On refit également ma voûte, en briques creuses, comme je l’ai déjà dit. On dut pour cela décrocher les trois grands tableaux qui ornaient le chœur : ils étaient en fort mauvais état et deux d’entre eux ne supportèrent pas ce déménagement. Quant au troisième, il me semble bien que c’est celui qui se trouve depuis lors au-dessus de la sacristie où, recollé et rafistolé en maints endroits, il a été suspendu. Tout récemment remis à neuf de façon fort experte, ce tableau qui représente une Mise au Tombeau a été attribué au frère Luc, Récollet, peintre du XVIIe siècle.

Je me souviens aussi des deux échoppes littéralement incrustées dans mon flanc Nord. Installées là, sur un terrain loué pour quatre-vingt-dix-neuf ans, elles avaient rongé ma pierre et obstrué mes fenêtres. Le bail arriva enfin à expiration en 1884, je récupérai mon terrain et l’on procéda aux réparations des chapelles détériorées.

J’atteignis ainsi l’âge respectable de sept cents ans en relative bonne santé et connus l’honneur d’être classée Monument Historique. Cela ne m’empêcha pas d’avoir par la suite quelques problèmes au niveau de mes arcs-boutants ou de l’entablement de mon portail, mais quelle vieille dame ne connaît ce genre d’ennuis…

La Seconde Guerre Mondiale faillit bien me porter un coup fatal. Le bombardement de juin 1940, qui fit tant de dégâts aux alentours des ponts, creva ma voûte, souffla mes restes de verrières et ma rosace, éventra ma chapelle Saint-Louis, et décoiffa une partie de mes toitures. Du mobilier de ma nef, ensevelie sous les décombres, il ne survécut pas grand-chose, et mon buffet d’orgues dangereusement ébranlé s’effondra dans les mois qui suivirent. Que de pauvres gens ont été tués par les bombes, alors qu’ils croyaient trouver refuge à l’ombre de mes murs !

Commencèrent alors les années de restauration. La vie paroissiale se poursuivit dans mes chapelles Sud, moins meurtries ; on les avait séparées du chantier par un muret de briques.

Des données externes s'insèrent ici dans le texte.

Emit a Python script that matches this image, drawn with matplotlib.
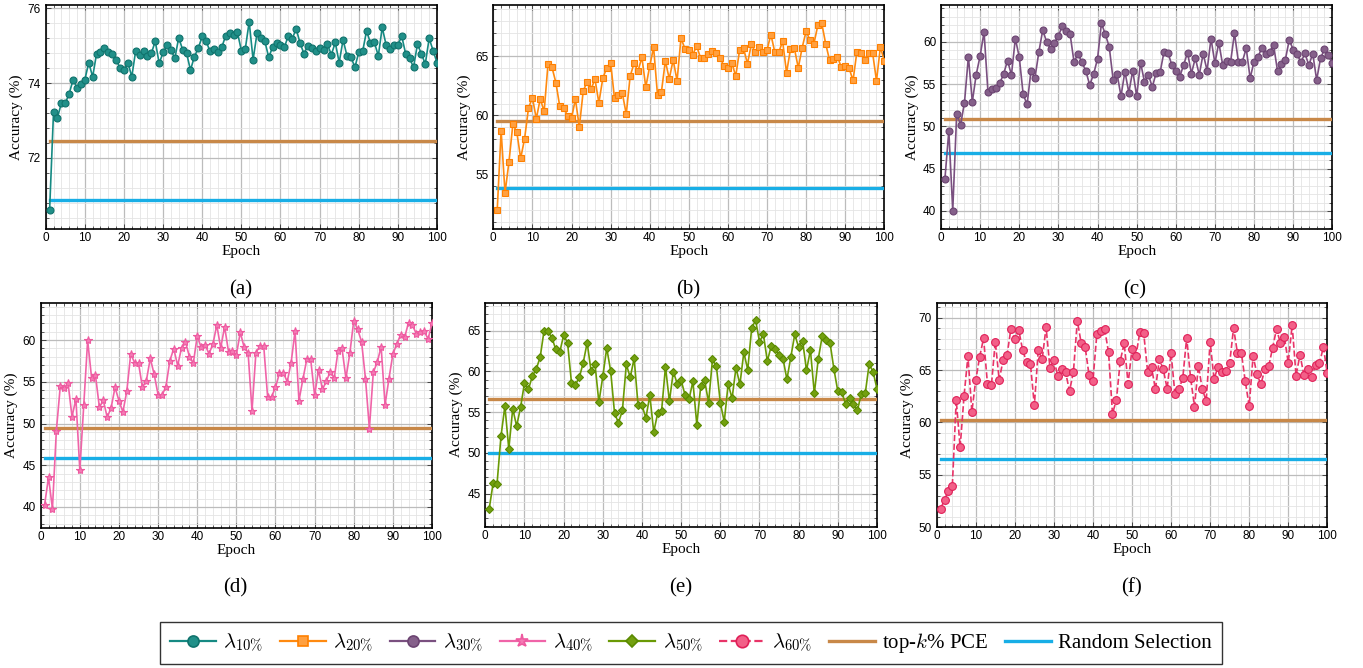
import matplotlib
matplotlib.use("Agg")
import matplotlib.pyplot as plt
from matplotlib.ticker import MultipleLocator
from matplotlib.lines import Line2D

plt.rcParams['font.family'] = 'Liberation Serif'
plt.rcParams['mathtext.fontset'] = 'cm'

epochs = list(range(1, 101))

acc_10 = [70.61, 73.23, 73.08, 73.46, 73.46, 73.72, 74.09, 73.88, 73.97, 74.09,
          74.55, 74.17, 74.79, 74.84, 74.94, 74.84, 74.79, 74.63, 74.40, 74.35,
          74.55, 74.17, 74.87, 74.75, 74.87, 74.73, 74.80, 75.12, 74.53, 74.82,
          75.02, 74.89, 74.66, 75.22, 74.89, 74.80, 74.35, 74.71, 74.94, 75.25,
          75.12, 74.85, 74.91, 74.82, 74.96, 75.27, 75.33, 75.29, 75.36, 74.87,
          74.91, 75.64, 74.63, 75.33, 75.22, 75.12, 74.69, 74.97, 75.07, 75.02,
          74.96, 75.27, 75.18, 75.46, 75.07, 74.79, 75.00, 74.93, 74.85, 74.94,
          74.89, 75.04, 74.76, 75.09, 74.55, 75.16, 74.73, 74.71, 74.42, 74.82,
          74.85, 75.40, 75.07, 75.09, 74.73, 75.49, 75.02, 74.91, 75.03, 75.03,
          75.25, 74.78, 74.67, 74.42, 75.04, 74.79, 74.51, 75.20, 74.87, 74.55]

acc_20 = [51.97, 58.70, 53.44, 56.06, 59.24, 58.62, 56.37, 58.03, 60.62, 61.52,
          59.72, 61.41, 60.34, 64.39, 64.08, 62.79, 60.76, 60.65, 59.97, 59.77,
          61.38, 59.01, 62.08, 62.85, 62.23, 63.07, 61.07, 63.13, 64.03, 64.48,
          61.44, 61.75, 61.89, 60.11, 63.32, 64.42, 63.75, 64.93, 62.39, 64.17,
          65.77, 61.72, 62.00, 64.62, 63.10, 64.70, 62.93, 66.54, 65.66, 65.58,
          65.13, 65.89, 64.87, 64.87, 65.21, 65.46, 65.32, 64.85, 64.20, 64.00,
          64.48, 63.32, 65.55, 65.69, 64.37, 66.03, 65.35, 65.77, 65.35, 65.55,
          66.85, 65.35, 65.35, 66.28, 63.61, 65.61, 65.69, 64.03, 65.75, 67.13,
          66.37, 66.08, 67.63, 67.80, 66.08, 64.68, 64.79, 64.99, 64.08, 64.17,
          64.00, 62.96, 65.41, 65.32, 64.68, 65.32, 65.32, 62.93, 65.80, 64.62]

acc_30 = [43.78, 49.49, 40.04, 51.46, 50.20, 52.83, 58.27, 52.91, 56.14, 58.35,
          61.18, 54.09, 54.40, 54.60, 55.10, 56.20, 57.80, 56.10, 60.40, 58.20,
          53.80, 52.60, 56.60, 55.70, 58.80, 61.40, 60.00, 59.20, 59.90, 60.70,
          61.90, 61.30, 60.90, 57.60, 58.60, 57.60, 56.60, 54.90, 56.20, 58.00,
          62.20, 60.90, 59.40, 55.50, 56.20, 53.60, 56.50, 54.00, 56.60, 53.58,
          57.56, 55.28, 56.14, 54.65, 56.38, 56.42, 58.86, 58.74, 57.24, 56.54,
          55.87, 57.28, 58.74, 56.26, 58.11, 56.10, 58.62, 56.61, 60.39, 57.48,
          59.92, 57.24, 57.76, 57.60, 61.06, 57.64, 57.64, 59.25, 55.71, 57.68,
          58.19, 59.33, 58.58, 58.86, 59.61, 56.57, 57.36, 57.91, 60.24, 59.09,
          58.54, 57.60, 58.66, 57.24, 58.62, 55.51, 58.07, 59.13, 58.46, 57.56]

acc_40 = [40.28, 43.55, 39.80, 49.14, 54.45, 54.29, 54.81, 50.82, 52.93, 44.43,
          52.18, 59.96, 55.49, 55.77, 51.94, 52.77, 50.74, 51.90, 54.33, 52.73,
          51.38, 53.85, 58.32, 57.29, 57.21, 54.33, 55.13, 57.80, 55.89, 53.45,
          53.37, 54.41, 57.52, 58.96, 56.93, 59.08, 59.80, 58.00, 57.21, 60.48,
          59.12, 59.44, 58.36, 59.48, 61.80, 59.04, 61.60, 58.60, 58.70, 58.20,
          60.92, 59.12, 58.48, 51.54, 58.48, 59.28, 59.28, 53.13, 53.21, 54.33,
          56.01, 56.09, 55.01, 57.29, 61.08, 52.73, 55.29, 57.68, 57.68, 53.37,
          56.41, 54.09, 55.05, 56.21, 55.41, 58.72, 59.00, 55.41, 58.40, 62.32,
          61.28, 59.80, 55.37, 49.38, 56.13, 57.33, 59.20, 52.22, 55.37, 58.32,
          59.52, 60.64, 60.32, 62.08, 61.80, 60.72, 60.96, 61.04, 60.12, 62.00]

acc_50 = [43.15, 46.30, 46.22, 52.02, 55.75, 50.47, 55.42, 53.29, 55.58, 58.57,
          57.79, 59.39, 60.29, 61.72, 64.99, 64.91, 64.13, 62.70, 62.37, 64.42,
          63.52, 58.61, 58.36, 59.26, 61.06, 63.52, 60.08, 60.90, 56.20, 59.39,
          62.86, 60.08, 54.85, 53.70, 55.21, 60.86, 59.26, 61.60, 55.83, 55.83,
          54.27, 57.06, 52.56, 54.85, 55.13, 60.57, 56.32, 59.96, 58.49, 58.90,
          57.10, 56.56, 58.77, 53.46, 58.20, 58.90, 56.16, 61.47, 60.61, 56.16,
          53.82, 58.45, 56.69, 60.45, 58.40, 62.33, 60.20, 65.28, 66.30, 63.64,
          64.54, 61.27, 63.11, 62.70, 62.00, 61.55, 59.02, 61.76, 64.54, 62.94,
          63.76, 60.12, 62.62, 57.30, 61.51, 64.29, 63.84, 63.52, 60.29, 57.55,
          57.42, 55.99, 56.77, 55.99, 55.21, 57.26, 57.30, 60.90, 59.96, 57.83]

acc_60 = [51.75, 52.58, 53.47, 53.92, 62.13, 57.61, 62.52, 66.34, 61.02, 64.04,
          66.27, 68.03, 63.66, 63.54, 67.71, 64.04, 65.96, 66.40, 68.95, 67.96,
          68.82, 66.91, 65.76, 65.54, 61.62, 66.88, 66.02, 69.08, 65.19, 65.96,
          64.46, 65.06, 64.78, 62.99, 64.81, 69.71, 67.55, 67.20, 64.52, 63.98,
          68.44, 68.73, 68.89, 66.69, 60.83, 62.13, 65.89, 67.55, 63.69, 67.01,
          66.34, 68.60, 68.50, 64.84, 65.25, 63.15, 66.05, 65.06, 63.22, 66.62,
          62.68, 63.15, 64.24, 68.09, 64.24, 61.50, 65.41, 63.15, 62.07, 67.68,
          64.17, 65.25, 64.78, 64.87, 65.64, 69.01, 66.62, 66.62, 63.92, 61.56,
          66.34, 64.59, 63.63, 65.06, 65.35, 67.13, 68.92, 67.55, 68.18, 65.70,
          69.30, 64.46, 66.46, 64.55, 65.06, 64.36, 65.51, 65.64, 67.20, 64.68]

# baselines per panel (a)..(f)
pce_topk = [72.46, 59.49, 50.94, 49.46, 56.56, 60.22]
random_sel = [70.88, 53.86, 46.81, 45.91, 50.00, 56.53]

series = [acc_10, acc_20, acc_30, acc_40, acc_50, acc_60]
series_names = [r'$\lambda_{10\%}$', r'$\lambda_{20\%}$', r'$\lambda_{30\%}$',
                r'$\lambda_{40\%}$', r'$\lambda_{50\%}$', r'$\lambda_{60\%}$']
captions = ['(a)', '(b)', '(c)', '(d)', '(e)', '(f)']

# line colour, marker face, marker edge, marker, size, linestyle
styles = [
    ('#168a83', '#219089', '#10736d', 'o', 5.0, '-'),
    ('#ff8a10', '#ffa040', '#ff8000', 's', 4.6, '-'),
    ('#7a5080', '#85608a', '#6c4472', 'o', 5.0, '-'),
    ('#f064a8', '#f47ab4', '#ee5aa0', '*', 6.0, '-'),
    ('#6a9a05', '#73a010', '#5a8a00', 'D', 3.6, '-'),
    ('#e83468', '#f26088', '#e02058', 'o', 5.6, '--'),
]

ylims = [(70.1, 76.09), (50.39, 69.35), (37.87, 64.37),
         (37.52, 64.47), (40.94, 68.43), (50.0, 71.43)]
major_steps = [2, 5, 5, 5, 5, 5]
minor_steps = [0.4, 1, 1, 1, 1, 1]

pce_color = '#c88848'
rand_color = '#18aee6'

W, H = 1363, 668
# panel boxes in pixels: left, top, right, bottom
boxes = [(45.7, 5, 437, 229), (493.3, 5, 884.3, 229), (941, 5, 1332.3, 229),
         (40.7, 302.7, 432, 527.7), (485.3, 302.7, 877, 526.7), (936.7, 302.7, 1327.3, 527)]
caption_pos = [(241, 290), (688, 290), (1135, 290), (235, 588), (681, 588), (1131, 588)]

fig = plt.figure(figsize=(W / 100, H / 100), dpi=100)

for i in range(6):
    l, t, r, b = boxes[i]
    ax = fig.add_axes([l / W, 1 - b / H, (r - l) / W, (b - t) / H])
    lc, mf, me, mk, ms, ls = styles[i]
    ax.plot(epochs, series[i], color=lc, lw=1.2, ls=ls, marker=mk, ms=ms,
            markerfacecolor=mf, markeredgecolor=me, markeredgewidth=0.8, zorder=4)
    ax.plot([epochs[0], epochs[-1]], [pce_topk[i]] * 2, color=pce_color, lw=2.4, zorder=3)
    ax.plot([epochs[0], epochs[-1]], [random_sel[i]] * 2, color=rand_color, lw=2.4, zorder=3)

    ax.set_xlim(0, 100)
    ax.set_ylim(*ylims[i])
    ax.xaxis.set_major_locator(MultipleLocator(10))
    ax.xaxis.set_minor_locator(MultipleLocator(2))
    ax.yaxis.set_major_locator(MultipleLocator(major_steps[i]))
    ax.yaxis.set_minor_locator(MultipleLocator(minor_steps[i]))
    ax.grid(which='major', color='#bcbcbc', lw=0.9)
    ax.grid(which='minor', color='#e4e4e4', lw=0.6)
    ax.set_axisbelow(True)
    ax.tick_params(which='both', direction='in', top=True, right=True,
                   labelsize=8.5, labelfontfamily='Liberation Sans', color='#444444')
    ax.tick_params(which='major', length=3.5, width=0.7)
    ax.tick_params(which='minor', length=2, width=0.6)
    ax.tick_params(axis='x', pad=2.5)
    for sp in ax.spines.values():
        sp.set_linewidth(1.2)

    ax.set_xlabel('Epoch', fontsize=11)
    ax.set_ylabel('Accuracy (%)', fontsize=11)
    ax.xaxis.set_label_coords(0.5, -0.072)
    ax.yaxis.set_label_coords(-0.057, 0.5)

    cx, cy = caption_pos[i]
    fig.text(cx / W, 1 - cy / H, captions[i], fontsize=15, ha='center', va='center')

handles = []
for i in range(6):
    lc, mf, me, mk, ms, ls = styles[i]
    handles.append(Line2D([], [], color=lc, lw=1.6, ls=ls, marker=mk, ms=ms * 1.6,
                          markerfacecolor=mf, markeredgecolor=me, markeredgewidth=1.2))
handles.append(Line2D([], [], color=pce_color, lw=2.4))
handles.append(Line2D([], [], color=rand_color, lw=2.4))
labels = series_names + [r'top-$k$% PCE', 'Random Selection']

fig.legend(handles, labels, loc='center', bbox_to_anchor=(691 / W, 1 - 643 / H),
           ncol=8, fontsize=15, frameon=True, fancybox=False, edgecolor='black',
           handlelength=2.2, handletextpad=0.35, columnspacing=0.8, borderpad=0.45,
           numpoints=1)

fig.savefig('out.png', dpi=100)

Encore convalescente, je reçus Notre-Dame de Boulogne en 1945, lors de son passage à Montereau. Peu à peu, je reprenais vie. On a refait de nouveau le dallage de ma nef, en pierre blanche unie cette fois. On a refondu la plus petite de mes cloches qui avait été détériorée ; la nouvelle-née reçut le nom de Catarina Maria Margarita Jacoba lors de son baptême en 1958. On a remis des vitraux à mes fenêtres du chœur et du chevet, et du verre blanc partout ailleurs. Seule ma rosace, sans doute plus fragile, a été bétonnée, ce qui alourdit sensiblement l’ensemble de ma Façade. Mon nouvel orgue, de facture moderne et d’humeur vagabonde, installé d’abord dans une de mes chapelles Sud, trône maintenant au milieu du chœur où sa présence ne devrait être, à mon avis, que provisoire, car, tout comme le maître-autel encombrant déménagé en 1723, il bouche la vue sur l’abside et rompt la perspective générale. Peut-être le XXI° siècle résoudra-t-il ces petits problèmes, j’ai tout l’avenir devant moi…

Mes chapelles dépouillées des ornements nombreux et souvent superflus dont les avait parées le XIX° siècle, ont retrouvé cette simplicité première qui porte à la prière et la méditation, et conserve à mes vénérables pierres toute la dignité qu’ont voulue pour elles mes lointains bâtisseurs.

Aujourd’hui j’ai huit cents ans.

Si Dieu le permet et si les hommes y veillent, j’espère vivre encore longtemps au sein de ma cité, et partager au fil des siècles les peines et les joies de ses habitants.

Paule FIÉVET

 

Glossaire

  • CHAPITRE :  (on dit aussi Collège) ensemble des chanoines destinés à l’origine au service d’un évêque et de sa cathédrale pour donner plus d’éclat aux cérémonies, puis par la suite au service d’églises n’ayant pas d’évêque. d’où le nom de Collégiale.
  • CHEVET : la partie de l’église située derrière le chœur. On l’appelle aussi abside.
  • FABRIQUE : organisme chargé, avant la séparation de l’Église et de l’État en 1905, de gérer les biens de la paroisse.
    Ses membres s’appelaient fabriciens ou marguilliers.
  • RETABLE : ornement plus ou moins sculpté placé contre le mur, derrière et au-dessus de l’autel d’une église.